Na hora da limpeza, cada um precisa fazer a sua parte. O banheiro, por exemplo, precisa estar sempre limpo para o próximo. "Todo mundo arregaça as mangas e se ajuda. Não tem ninguém no banheiro limpando ou repondo papel higiênico. Tem que usar e já limpar".
No último dia do festival, todas as obras e monumentos são queimados. O público acompanha de perto, fotografa e contempla o fogo alto em silêncio. "O fogo representa a vivacidade e também nos traz de volta à vida, nos lembrando de apreciar cada momento por ele ser único e efêmero". No dia seguinte, as cinzas são varridas e todo mundo leva embora o lixo que gera.

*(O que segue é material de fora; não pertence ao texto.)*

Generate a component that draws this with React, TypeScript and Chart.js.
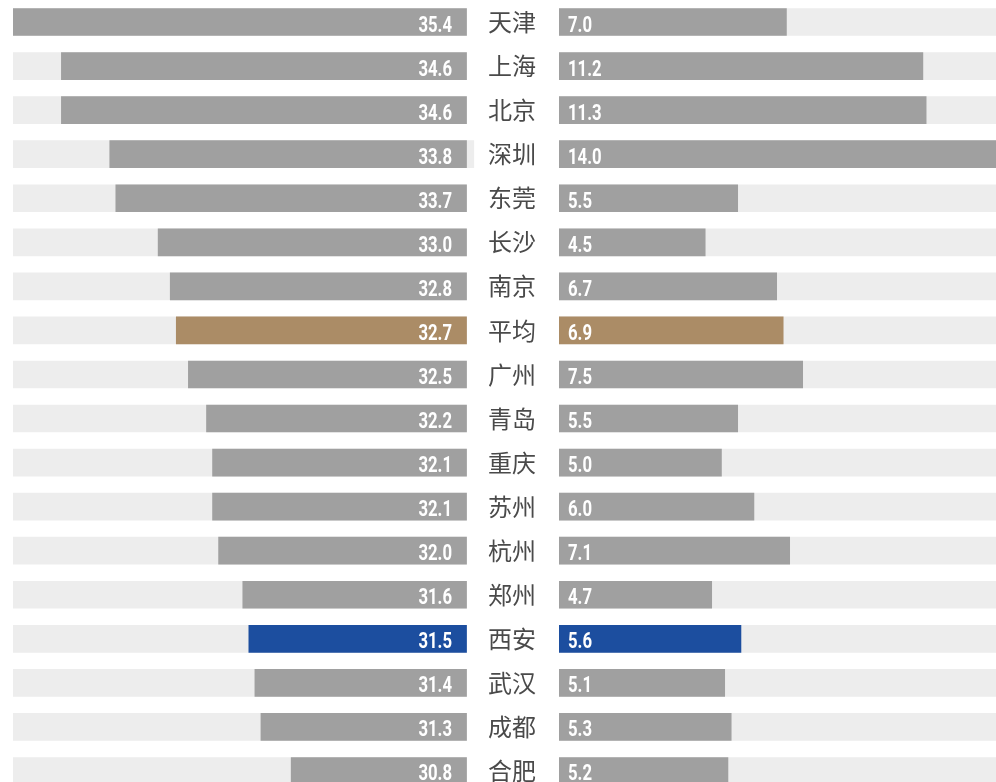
import React, { useEffect, useRef } from "react";
import { Chart, registerables } from "chart.js";

Chart.register(...registerables);

const cities = ["天津", "上海", "北京", "深圳", "东莞", "长沙", "南京", "平均", "广州", "青岛", "重庆", "苏州", "杭州", "郑州", "西安", "武汉", "成都", "合肥"];
const leftValues = [35.4, 34.6, 34.6, 33.8, 33.7, 33.0, 32.8, 32.7, 32.5, 32.2, 32.1, 32.1, 32.0, 31.6, 31.5, 31.4, 31.3, 30.8];
const rightValues = [7.0, 11.2, 11.3, 14.0, 5.5, 4.5, 6.7, 6.9, 7.5, 5.5, 5.0, 6.0, 7.1, 4.7, 5.6, 5.1, 5.3, 5.2];

const LEFT_BASE = 27.9;
const LEFT_MIN = 27.76;
const LEFT_MAX = 35.4;
const RIGHT_MAX = 13.45;

const GRAY = "#a0a0a0";
const BG = "#ededed";
const GOLD = "#ab8c66";
const BLUE = "#1c4e9f";

const barColor = (c: string) => (c === "平均" ? GOLD : c === "西安" ? BLUE : GRAY);
const colors = cities.map(barColor);

const VALUE_FONT = "bold 22px Roboto, 'Liberation Sans', sans-serif";
const SQUEEZE = 0.76;

function valueLabels(side: "left" | "right") {
  return {
    id: "valueLabels-" + side,
    afterDatasetsDraw(chart: any) {
      const ctx = chart.ctx;
      const meta = chart.getDatasetMeta(0);
      const vals = side === "left" ? leftValues : rightValues;
      ctx.save();
      ctx.font = VALUE_FONT;
      ctx.fillStyle = "#ffffff";
      ctx.textBaseline = "alphabetic";
      meta.data.forEach((el: any, i: number) => {
        const txt = vals[i].toFixed(1);
        const x = side === "left" ? el.base - 14.5 : el.base + 9;
        ctx.save();
        ctx.translate(x, el.y + 9.5);
        ctx.scale(SQUEEZE, 1);
        ctx.textAlign = side === "left" ? "right" : "left";
        ctx.fillText(txt, 0, 0);
        ctx.restore();
      });
      ctx.restore();
    },
  };
}

export default function App() {
  const leftRef = useRef<HTMLCanvasElement | null>(null);
  const rightRef = useRef<HTMLCanvasElement | null>(null);

  useEffect(() => {
    const leftBg = cities.map((c) => [c === "深圳" ? 27.78 : LEFT_BASE, LEFT_MAX]);
    const left = new Chart(leftRef.current as HTMLCanvasElement, {
      type: "bar",
      data: {
        labels: cities,
        datasets: [
          {
            data: leftValues.map((v) => [LEFT_BASE, v]) as any,
            backgroundColor: colors,
            barThickness: 27,
            grouped: false,
            borderWidth: 0,
          } as any,
          {
            data: leftBg as any,
            backgroundColor: BG,
            barThickness: 27,
            grouped: false,
            borderWidth: 0,
          } as any,
        ],
      },
      options: {
        indexAxis: "y",
        responsive: false,
        animation: false,
        devicePixelRatio: 1,
        layout: { padding: { left: 13, top: 0, right: 0, bottom: 0 } },
        plugins: { legend: { display: false }, tooltip: { enabled: false } },
        scales: {
          x: { display: false, reverse: true, min: LEFT_MIN, max: LEFT_MAX },
          y: {
            position: "right",
            grid: { display: false, drawTicks: false },
            border: { display: false },
            ticks: {
              autoSkip: false,
              padding: 13,
              crossAlign: "near",
              color: "#4a4a4a",
              font: { family: "'Noto Sans CJK SC', sans-serif", size: 24 },
            },
            afterFit: (scale: any) => {
              scale.width = 84;
              scale.paddingTop = 0;
              scale.paddingBottom = 0;
            },
          } as any,
        },
      },
      plugins: [valueLabels("left")],
    });

    const right = new Chart(rightRef.current as HTMLCanvasElement, {
      type: "bar",
      data: {
        labels: cities,
        datasets: [
          {
            data: rightValues,
            backgroundColor: colors,
            barThickness: 27,
            grouped: false,
            borderWidth: 0,
          } as any,
          {
            data: cities.map(() => RIGHT_MAX),
            backgroundColor: BG,
            barThickness: 27,
            grouped: false,
            borderWidth: 0,
          } as any,
        ],
      },
      options: {
        indexAxis: "y",
        responsive: false,
        animation: false,
        devicePixelRatio: 1,
        layout: { padding: 0 },
        plugins: { legend: { display: false }, tooltip: { enabled: false } },
        scales: {
          x: { display: false, min: 0, max: RIGHT_MAX },
          y: { display: false },
        },
      },
      plugins: [valueLabels("right")],
    });

    return () => {
      left.destroy();
      right.destroy();
    };
  }, []);

  return (
    <div
      style={{
        position: "fixed",
        left: 0,
        top: 0,
        width: 996,
        height: 782,
        overflow: "hidden",
        background: "#ffffff",
      }}
    >
      <canvas
        ref={leftRef}
        width={559}
        height={793}
        style={{ position: "absolute", left: 0, top: 0, width: 559, height: 793 }}
      />
      <canvas
        ref={rightRef}
        width={437}
        height={793}
        style={{ position: "absolute", left: 559, top: 0, width: 437, height: 793 }}
      />
    </div>
  );
}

Laryssa voltou da África emocionada. "Caiu minha ficha, chorei por dois dias. Foi difícil sair na rua e cumprimentar as pessoas de forma verdadeira como fazia no festival e receber um olhar de nojo".
Lá dentro, o sentimento era outro, não tinha insegurança, garante. "Medo de ser violentada por andar sozinha ou nua, lá era impensável. Aqui a gente precisa lidar com a crítica e julgamento por estar se auto expressando. Muita raiva é gerada pela simples falta de respeito ao próximo".
Detalhes que só reforçam à Laryssa em que pé está a humanidade. "Estamos doentes em decorrência do produto que nós mesmos criamos".
Mas a experiência de conviver em comunidade, rodeada de arte e respeito pelo menos por uma semana, ela acredita que continuará inesquecível e inspiradora. "Trouxe para casa a forma como as relações humanas acontecem. É muito mais puro, mais intenso e mais bonito."